Aim :: Spot each line that carries the word "chart"; copy those lines.

-- Data to process start --

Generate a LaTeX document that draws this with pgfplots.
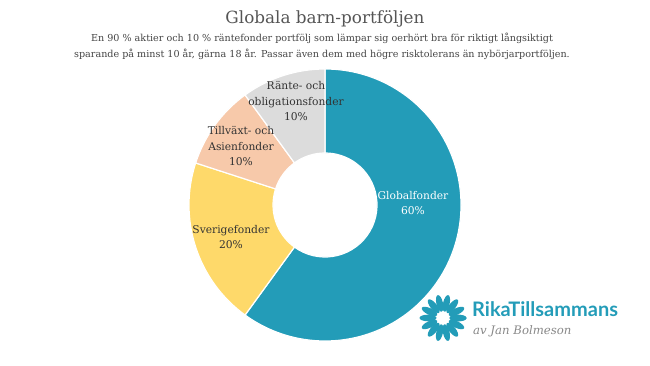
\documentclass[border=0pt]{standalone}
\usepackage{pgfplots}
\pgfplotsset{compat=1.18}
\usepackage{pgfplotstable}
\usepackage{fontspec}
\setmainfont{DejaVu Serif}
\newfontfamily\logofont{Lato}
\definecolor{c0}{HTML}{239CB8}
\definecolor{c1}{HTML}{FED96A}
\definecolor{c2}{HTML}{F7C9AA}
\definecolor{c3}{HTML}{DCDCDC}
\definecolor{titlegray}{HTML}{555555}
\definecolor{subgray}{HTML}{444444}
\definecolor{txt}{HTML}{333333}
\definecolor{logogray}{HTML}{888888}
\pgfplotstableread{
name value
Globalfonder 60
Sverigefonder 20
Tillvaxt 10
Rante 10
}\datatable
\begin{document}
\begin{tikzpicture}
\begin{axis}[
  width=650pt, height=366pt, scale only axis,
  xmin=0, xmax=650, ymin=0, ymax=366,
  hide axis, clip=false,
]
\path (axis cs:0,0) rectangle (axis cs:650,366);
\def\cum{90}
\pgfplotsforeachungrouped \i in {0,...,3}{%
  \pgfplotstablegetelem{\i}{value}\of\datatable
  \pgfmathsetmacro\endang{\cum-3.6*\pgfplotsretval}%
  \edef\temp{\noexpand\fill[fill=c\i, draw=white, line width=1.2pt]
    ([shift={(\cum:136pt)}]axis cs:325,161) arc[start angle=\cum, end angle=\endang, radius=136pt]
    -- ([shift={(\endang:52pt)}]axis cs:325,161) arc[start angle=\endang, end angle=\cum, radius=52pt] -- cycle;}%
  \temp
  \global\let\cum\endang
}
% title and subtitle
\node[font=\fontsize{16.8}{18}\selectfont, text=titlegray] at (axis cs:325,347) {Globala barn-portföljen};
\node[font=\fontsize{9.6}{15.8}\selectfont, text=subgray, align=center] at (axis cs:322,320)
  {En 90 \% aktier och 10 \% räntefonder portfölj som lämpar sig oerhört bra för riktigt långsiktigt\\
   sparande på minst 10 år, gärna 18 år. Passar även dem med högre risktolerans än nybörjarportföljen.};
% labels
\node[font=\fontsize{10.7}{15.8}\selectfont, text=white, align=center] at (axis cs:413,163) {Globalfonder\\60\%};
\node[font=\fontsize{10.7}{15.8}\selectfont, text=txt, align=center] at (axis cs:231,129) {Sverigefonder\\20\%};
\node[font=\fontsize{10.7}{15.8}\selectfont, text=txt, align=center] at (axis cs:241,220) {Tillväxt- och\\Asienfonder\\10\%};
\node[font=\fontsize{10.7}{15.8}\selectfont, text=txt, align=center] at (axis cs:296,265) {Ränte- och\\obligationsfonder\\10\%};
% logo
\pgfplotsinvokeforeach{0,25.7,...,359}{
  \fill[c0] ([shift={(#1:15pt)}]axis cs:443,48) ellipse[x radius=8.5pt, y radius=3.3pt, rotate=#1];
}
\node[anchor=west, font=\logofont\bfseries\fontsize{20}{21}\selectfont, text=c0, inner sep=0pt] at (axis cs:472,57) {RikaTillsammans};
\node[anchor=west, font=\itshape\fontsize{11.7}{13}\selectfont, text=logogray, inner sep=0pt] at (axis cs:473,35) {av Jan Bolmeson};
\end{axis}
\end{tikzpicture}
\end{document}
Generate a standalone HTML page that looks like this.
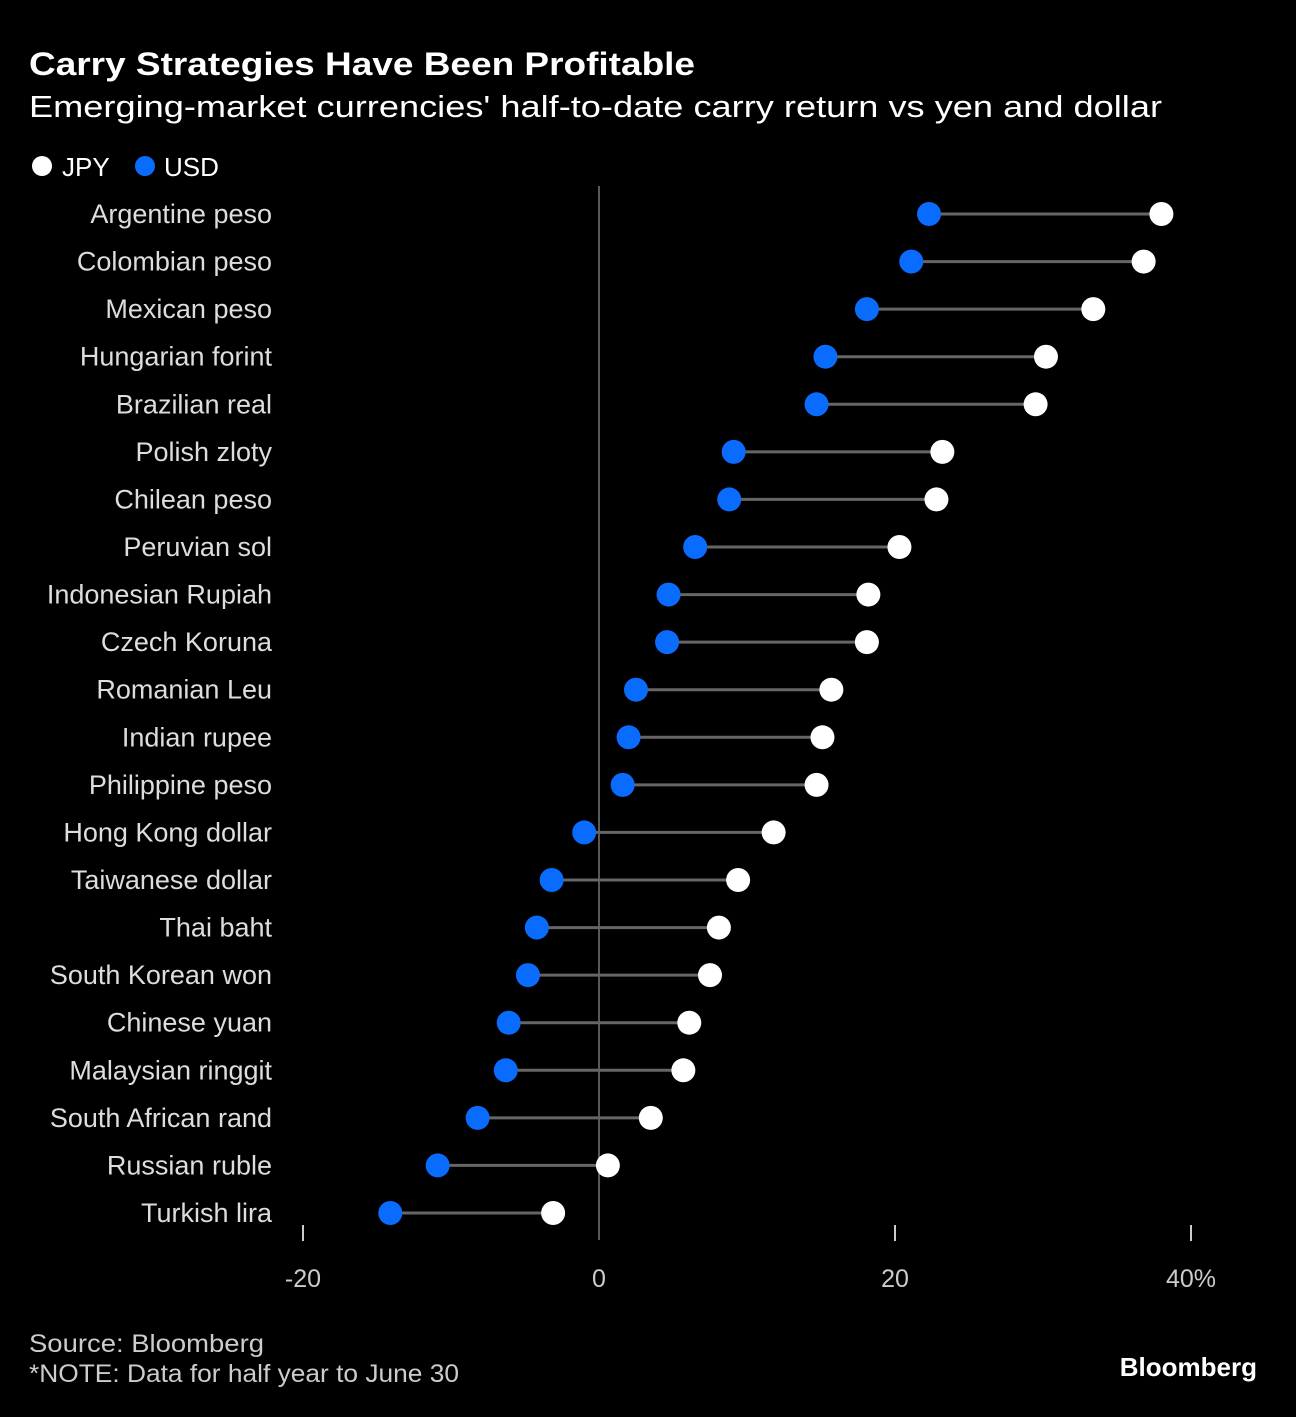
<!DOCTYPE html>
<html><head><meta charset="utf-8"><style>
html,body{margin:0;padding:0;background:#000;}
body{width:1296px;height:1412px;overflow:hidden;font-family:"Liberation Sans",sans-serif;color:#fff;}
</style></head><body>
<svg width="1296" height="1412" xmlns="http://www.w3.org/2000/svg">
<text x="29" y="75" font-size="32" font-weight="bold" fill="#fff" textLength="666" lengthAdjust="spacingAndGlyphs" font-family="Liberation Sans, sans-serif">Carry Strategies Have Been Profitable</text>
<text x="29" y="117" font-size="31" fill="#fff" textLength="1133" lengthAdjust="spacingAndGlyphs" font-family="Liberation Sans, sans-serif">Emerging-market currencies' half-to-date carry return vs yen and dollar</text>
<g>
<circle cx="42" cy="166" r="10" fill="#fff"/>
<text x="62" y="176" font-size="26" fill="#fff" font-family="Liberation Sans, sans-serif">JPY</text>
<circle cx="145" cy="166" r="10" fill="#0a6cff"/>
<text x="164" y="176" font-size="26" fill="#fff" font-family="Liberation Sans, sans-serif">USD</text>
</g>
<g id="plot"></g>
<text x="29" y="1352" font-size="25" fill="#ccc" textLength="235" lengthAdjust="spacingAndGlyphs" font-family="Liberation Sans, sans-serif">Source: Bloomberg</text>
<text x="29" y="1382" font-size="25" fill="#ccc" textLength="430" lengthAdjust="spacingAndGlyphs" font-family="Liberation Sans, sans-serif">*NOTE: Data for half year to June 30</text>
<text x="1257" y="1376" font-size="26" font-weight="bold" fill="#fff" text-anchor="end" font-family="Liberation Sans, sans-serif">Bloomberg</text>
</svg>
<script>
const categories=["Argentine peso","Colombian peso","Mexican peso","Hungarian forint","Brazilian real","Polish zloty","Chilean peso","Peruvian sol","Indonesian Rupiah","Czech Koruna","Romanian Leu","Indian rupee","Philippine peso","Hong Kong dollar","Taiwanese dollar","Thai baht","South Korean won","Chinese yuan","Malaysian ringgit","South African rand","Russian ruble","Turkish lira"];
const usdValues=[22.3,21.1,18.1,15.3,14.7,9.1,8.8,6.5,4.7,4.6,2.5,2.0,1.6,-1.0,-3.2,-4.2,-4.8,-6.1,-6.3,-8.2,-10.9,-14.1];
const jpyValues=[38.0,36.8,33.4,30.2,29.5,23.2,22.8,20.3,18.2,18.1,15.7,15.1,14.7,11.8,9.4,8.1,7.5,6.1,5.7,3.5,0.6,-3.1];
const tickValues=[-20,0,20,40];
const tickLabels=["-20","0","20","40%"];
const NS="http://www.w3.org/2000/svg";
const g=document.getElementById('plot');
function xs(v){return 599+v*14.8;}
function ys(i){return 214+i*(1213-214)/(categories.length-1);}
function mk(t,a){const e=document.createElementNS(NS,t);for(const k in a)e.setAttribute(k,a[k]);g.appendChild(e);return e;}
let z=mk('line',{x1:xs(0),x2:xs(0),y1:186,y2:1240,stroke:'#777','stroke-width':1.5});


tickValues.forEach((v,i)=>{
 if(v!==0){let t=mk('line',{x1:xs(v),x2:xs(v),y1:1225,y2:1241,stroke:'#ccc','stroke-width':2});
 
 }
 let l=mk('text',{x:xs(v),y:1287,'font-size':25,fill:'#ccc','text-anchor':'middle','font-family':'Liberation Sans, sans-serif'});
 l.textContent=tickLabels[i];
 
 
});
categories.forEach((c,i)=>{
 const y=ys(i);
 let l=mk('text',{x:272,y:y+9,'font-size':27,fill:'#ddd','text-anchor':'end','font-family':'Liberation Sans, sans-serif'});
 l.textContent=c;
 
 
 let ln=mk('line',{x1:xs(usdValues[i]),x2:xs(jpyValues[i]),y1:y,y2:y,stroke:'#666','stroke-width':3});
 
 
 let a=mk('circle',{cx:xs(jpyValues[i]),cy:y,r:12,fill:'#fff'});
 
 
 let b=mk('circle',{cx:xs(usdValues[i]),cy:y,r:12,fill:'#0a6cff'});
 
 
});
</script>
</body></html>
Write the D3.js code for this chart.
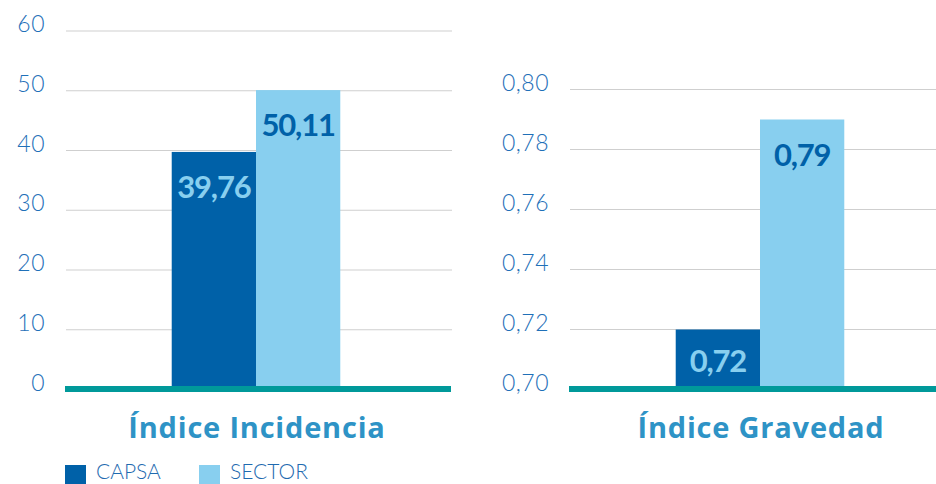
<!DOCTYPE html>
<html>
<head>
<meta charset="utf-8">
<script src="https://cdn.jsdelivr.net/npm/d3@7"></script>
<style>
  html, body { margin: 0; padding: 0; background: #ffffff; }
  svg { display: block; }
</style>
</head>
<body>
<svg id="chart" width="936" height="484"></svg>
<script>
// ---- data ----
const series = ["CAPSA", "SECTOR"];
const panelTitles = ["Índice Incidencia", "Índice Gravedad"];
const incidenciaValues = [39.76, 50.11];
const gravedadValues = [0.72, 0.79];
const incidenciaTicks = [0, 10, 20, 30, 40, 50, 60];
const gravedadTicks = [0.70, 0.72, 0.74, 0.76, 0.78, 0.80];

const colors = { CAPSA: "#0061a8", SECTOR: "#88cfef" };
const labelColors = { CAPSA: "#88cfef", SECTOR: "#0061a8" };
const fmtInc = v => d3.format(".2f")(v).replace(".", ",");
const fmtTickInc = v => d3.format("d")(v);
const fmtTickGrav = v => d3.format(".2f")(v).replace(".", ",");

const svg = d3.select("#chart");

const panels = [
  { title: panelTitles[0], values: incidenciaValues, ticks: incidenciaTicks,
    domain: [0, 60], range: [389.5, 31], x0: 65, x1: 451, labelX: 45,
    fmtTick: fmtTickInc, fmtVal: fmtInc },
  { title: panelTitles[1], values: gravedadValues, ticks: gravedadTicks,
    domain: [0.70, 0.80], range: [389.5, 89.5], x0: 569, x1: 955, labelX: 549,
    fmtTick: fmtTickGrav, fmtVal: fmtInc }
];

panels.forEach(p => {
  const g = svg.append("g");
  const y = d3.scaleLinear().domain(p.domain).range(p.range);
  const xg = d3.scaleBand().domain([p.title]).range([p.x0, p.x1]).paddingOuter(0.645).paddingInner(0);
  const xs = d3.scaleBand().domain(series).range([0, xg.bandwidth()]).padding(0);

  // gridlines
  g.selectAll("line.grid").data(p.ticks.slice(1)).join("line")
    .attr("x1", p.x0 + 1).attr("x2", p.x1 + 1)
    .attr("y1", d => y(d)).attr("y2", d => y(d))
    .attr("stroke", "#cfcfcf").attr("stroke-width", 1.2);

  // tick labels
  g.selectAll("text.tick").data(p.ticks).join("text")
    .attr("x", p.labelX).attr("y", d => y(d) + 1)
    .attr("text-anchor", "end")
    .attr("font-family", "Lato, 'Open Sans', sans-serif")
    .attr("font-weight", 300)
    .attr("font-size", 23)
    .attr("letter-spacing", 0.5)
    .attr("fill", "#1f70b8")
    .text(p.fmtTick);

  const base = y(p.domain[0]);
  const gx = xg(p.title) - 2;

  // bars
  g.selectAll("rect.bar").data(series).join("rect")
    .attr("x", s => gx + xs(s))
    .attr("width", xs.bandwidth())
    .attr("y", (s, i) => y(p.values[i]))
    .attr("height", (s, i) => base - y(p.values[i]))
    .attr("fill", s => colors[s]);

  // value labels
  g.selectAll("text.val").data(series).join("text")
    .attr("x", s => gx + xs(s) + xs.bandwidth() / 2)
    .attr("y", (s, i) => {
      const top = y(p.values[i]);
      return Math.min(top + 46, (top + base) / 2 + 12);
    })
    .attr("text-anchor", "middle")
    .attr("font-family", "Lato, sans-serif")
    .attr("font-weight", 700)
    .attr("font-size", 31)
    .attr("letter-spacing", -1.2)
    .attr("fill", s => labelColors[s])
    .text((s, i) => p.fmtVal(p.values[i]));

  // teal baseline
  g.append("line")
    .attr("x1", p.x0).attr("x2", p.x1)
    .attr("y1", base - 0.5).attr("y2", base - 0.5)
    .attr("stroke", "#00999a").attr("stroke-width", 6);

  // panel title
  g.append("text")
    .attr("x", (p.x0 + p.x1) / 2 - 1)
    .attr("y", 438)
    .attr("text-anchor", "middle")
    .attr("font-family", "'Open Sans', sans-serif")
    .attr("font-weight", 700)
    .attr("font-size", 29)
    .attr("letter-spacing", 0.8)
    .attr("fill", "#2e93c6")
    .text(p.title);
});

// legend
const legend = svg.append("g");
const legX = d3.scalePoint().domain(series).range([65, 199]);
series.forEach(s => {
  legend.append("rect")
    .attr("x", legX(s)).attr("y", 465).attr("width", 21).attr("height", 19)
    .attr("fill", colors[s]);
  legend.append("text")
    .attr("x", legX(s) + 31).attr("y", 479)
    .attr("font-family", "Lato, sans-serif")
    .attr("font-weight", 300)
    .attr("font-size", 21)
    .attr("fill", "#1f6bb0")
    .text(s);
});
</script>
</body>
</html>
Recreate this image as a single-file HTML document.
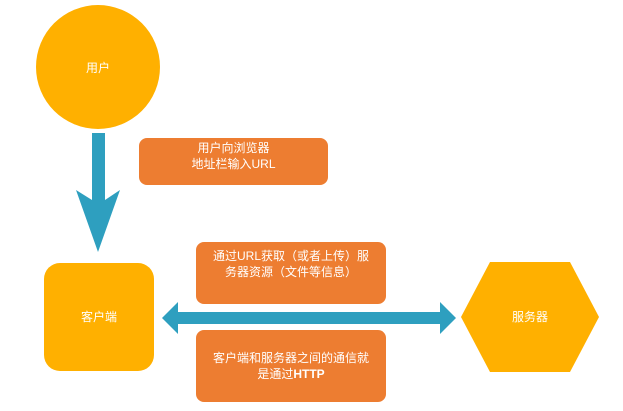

-- Data to process end --

Answer to this task ::
Write the D3.js code for this chart.
<svg id="chart" width="936" height="484"></svg>
const svg = d3.select("#chart");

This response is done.